Madeleine Albright mit Bill Clinton | Foto:  White House Office,  Wikimedia Commons,  public domain

Beraterin von Václav Havel

Madeleine Albright nahm mit Bill und Hillary Clinton am Staatsbegräbnis für den „Dichterpräsidenten“ teil | Foto: Michal Reiter,  Wikimedia Commons,  CC BY-SA 3.0

Die Politikerin, die neben Englisch und Tschechisch auch Polnisch, Russisch und Französisch spricht, besucht regelmäßig ihre tschechische Heimat. Nach der Samtenen Revolution 1989 war sie Beraterin von Präsident Václav Havel, 1997 bekam sie mit dem „Orden des Weißen Löwen“ die höchste tschechische Staatsauszeichnung verliehen. Gemeinsam mit Bill und Hillary Clinton nahm sie im Dezember 2011 am Staatsbegräbnis für den international anerkannten „Dichterpräsidenten“ teil. Albright besuchte auch mehrmals die Gedenkstätte Theresienstadt und enthüllte dort im Jahr 2015 eine Gedenktafel für ihre Familie.

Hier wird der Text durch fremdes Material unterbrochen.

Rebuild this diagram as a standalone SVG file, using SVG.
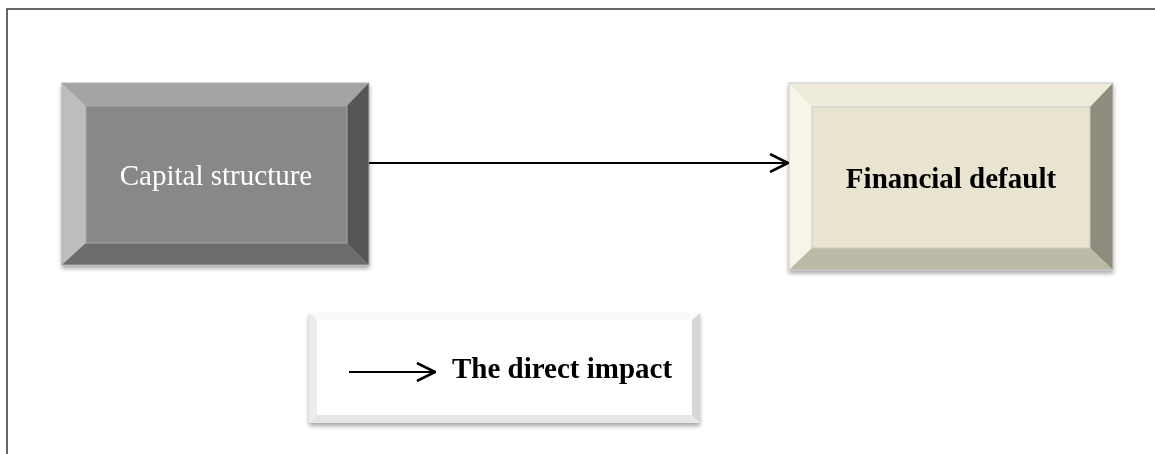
<svg xmlns="http://www.w3.org/2000/svg" width="1155" height="454" viewBox="0 0 1155 454">
<defs>
<filter id="sh" x="-5%" y="-5%" width="110%" height="120%">
<feGaussianBlur in="SourceAlpha" stdDeviation="2"/>
<feOffset dx="0" dy="3" result="b"/>
<feComponentTransfer><feFuncA type="linear" slope="0.35"/></feComponentTransfer>
<feMerge><feMergeNode/><feMergeNode in="SourceGraphic"/></feMerge>
</filter>
<marker id="arr" viewBox="0 0 20 20" refX="19" refY="10" markerWidth="20" markerHeight="20" markerUnits="userSpaceOnUse" orient="auto">
<path d="M1,1 L19,10 L1,19" fill="none" stroke="#000" stroke-width="2.6"/>
</marker>
<style>
.t{font-family:"Liberation Serif","Times New Roman",serif;font-size:29px;text-anchor:middle}
.b{font-weight:bold;fill:#000}
</style>
</defs>
<path d="M7,454 L7,9 L1155,9" fill="none" stroke="#333" stroke-width="1.5"/>
<g id="capital-structure" filter="url(#sh)">
<rect x="62" y="83" width="307" height="182" fill="#8a8a8a"/>
<polygon points="62,83 369,83 347,106 86,106" fill="#a4a4a4"/>
<polygon points="62,83 86,106 86,243 62,265" fill="#bdbdbd"/>
<polygon points="369,83 369,265 347,243 347,106" fill="#575757"/>
<polygon points="62,265 86,243 347,243 369,265" fill="#6c6c6c"/>
<rect x="86" y="106" width="261" height="137" fill="#888" stroke="#a8a8a8" stroke-width="1"/>
<rect x="62" y="83" width="307" height="182" fill="none" stroke="#b0b0b0" stroke-width="1"/>
<text class="t" x="216" y="185" fill="#fff">Capital structure</text>
</g>
<g id="financial-default" filter="url(#sh)">
<rect x="789" y="83" width="324" height="187" fill="#e8e4d0"/>
<polygon points="789,83 1113,83 1090,107 812,107" fill="#efebdb"/>
<polygon points="789,83 812,107 812,248 789,270" fill="#f7f5ea"/>
<polygon points="1113,83 1113,270 1090,248 1090,107" fill="#8e8c7d"/>
<polygon points="789,270 812,248 1090,248 1113,270" fill="#bcb9a6"/>
<rect x="812" y="107" width="278" height="141" fill="#e8e4d0" stroke="#c9c9c9" stroke-width="1"/>
<rect x="789" y="83" width="324" height="187" fill="none" stroke="#c8c8c8" stroke-width="1"/>
<text class="t b" x="951" y="188">Financial default</text>
</g>
<g id="legend" filter="url(#sh)">
<rect x="309" y="313" width="391" height="110" fill="#fff"/>
<polygon points="309,313 700,313 692,320 317,320" fill="#fafafa"/>
<polygon points="309,313 317,320 317,415 309,423" fill="#ececec"/>
<polygon points="700,313 700,423 692,415 692,320" fill="#d6d6d6"/>
<polygon points="309,423 317,415 692,415 700,423" fill="#e6e6e6"/>
<rect x="317" y="320" width="375" height="95" fill="#fff"/>
<line x1="349" y1="372" x2="435" y2="372" stroke="#000" stroke-width="2" marker-end="url(#arr)"/>
<text class="t b" x="562" y="378">The direct impact</text>
</g>
<g id="connectors">
<line x1="369" y1="163" x2="788" y2="163" stroke="#000" stroke-width="2.2" marker-end="url(#arr)"/>
</g>
</svg>
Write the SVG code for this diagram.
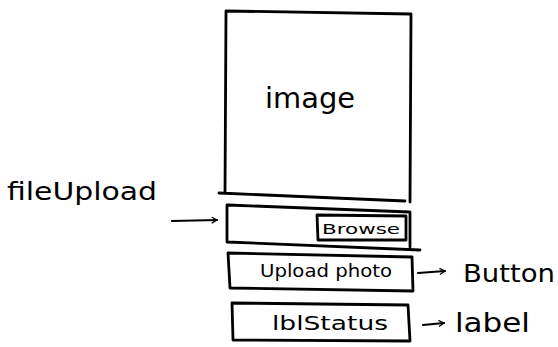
<svg xmlns="http://www.w3.org/2000/svg" width="558" height="347" viewBox="0 0 558 347">
  <defs>
    <marker id="arrowhead" viewBox="0 0 10 10" refX="9" refY="5" markerWidth="7" markerHeight="7" markerUnits="userSpaceOnUse" orient="auto">
      <polyline points="2,1 9,5 2,9" fill="none" stroke="#000" stroke-width="1.8" stroke-linecap="round" stroke-linejoin="round"/>
    </marker>
    <style>
      .box { fill: none; stroke: #000; stroke-width: 2.8; stroke-linejoin: round; stroke-linecap: round; }
      .wire { fill: none; stroke: #000; stroke-width: 2.2; stroke-linecap: round; marker-end: url(#arrowhead); }
      .hand { font-family: "DejaVu Sans", "Liberation Sans", sans-serif; fill: #000; }
    </style>
  </defs>

  <rect width="558" height="347" fill="#fff"/>

  <!-- picture area -->
  <g id="image">
    <path class="box" d="M226,11 L411,14 L410,202 M405,201 L219,193 M226,11 L225,193"/>
    <text class="hand" x="265" y="108" font-size="28" textLength="90" lengthAdjust="spacingAndGlyphs">image</text>
  </g>

  <!-- file upload control with its browse button -->
  <g id="fileUpload">
    <path class="box" d="M228,205 L410,212 L410,247 M227,205 L227,242 L420,250"/>
    <text class="hand" x="7" y="200" font-size="24" textLength="150" lengthAdjust="spacingAndGlyphs">fileUpload</text>
  </g>
  <g id="browse">
    <path class="box" d="M317,215 L406,216 L406,240 L318,240 Z"/>
    <text class="hand" x="322" y="234" font-size="14" textLength="78" lengthAdjust="spacingAndGlyphs">Browse</text>
  </g>

  <!-- upload button -->
  <g id="uploadPhoto">
    <path class="box" d="M228,253 L412,257 L413,291 L230,288 Z"/>
    <text class="hand" x="260" y="277" font-size="17" textLength="132" lengthAdjust="spacingAndGlyphs">Upload photo</text>
  </g>
  <g id="buttonNote">
    <text class="hand" x="463" y="282" font-size="24" textLength="92" lengthAdjust="spacingAndGlyphs">Button</text>
  </g>

  <!-- status label -->
  <g id="lblStatus">
    <path class="box" d="M232,303 L408,305 L410,341 L233,340 Z"/>
    <text class="hand" x="272" y="330" font-size="20" textLength="116" lengthAdjust="spacingAndGlyphs">lblStatus</text>
  </g>
  <g id="labelNote">
    <text class="hand" x="455" y="332" font-size="26" textLength="75" lengthAdjust="spacingAndGlyphs">label</text>
  </g>

  <!-- connectors -->
  <g id="connectors">
    <line class="wire" x1="172" y1="221" x2="217" y2="220"/>
    <line class="wire" x1="418" y1="273" x2="445" y2="271"/>
    <line class="wire" x1="423" y1="325" x2="444" y2="323"/>
  </g>
</svg>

„Read My Pins: Stories from a Diplomat's Jewel Box“ | Quelle: Verlag Práh

Die ehemalige US-Außenministerin (bis 2001) ist bekannt für ihre Broschen, die sie gelegentlich zur Übermittlung politischer Botschaften oder Gemütsstimmungen nutzte. Die nonverbale „Broschen-Diplomatie“ ist wohl für alle Zeiten mit ihrem Namen verbunden. Albright veröffentlichte sogar ein Buch darüber („Read My Pins: Stories from a Diplomat's Jewel Box“). Daneben schrieb sie noch viele weitere, unter anderem „Madam Secretary“ (2003), „Winter in Prag: Erinnerung an meine Kindheit im Krieg“ (2013) und „Faschismus: Eine Warnung“ (2018). Ihr neuestes Buch heißt „Die Hölle und andere Reiseziele: Eine Autobiografie im 21. Jahrhundert“.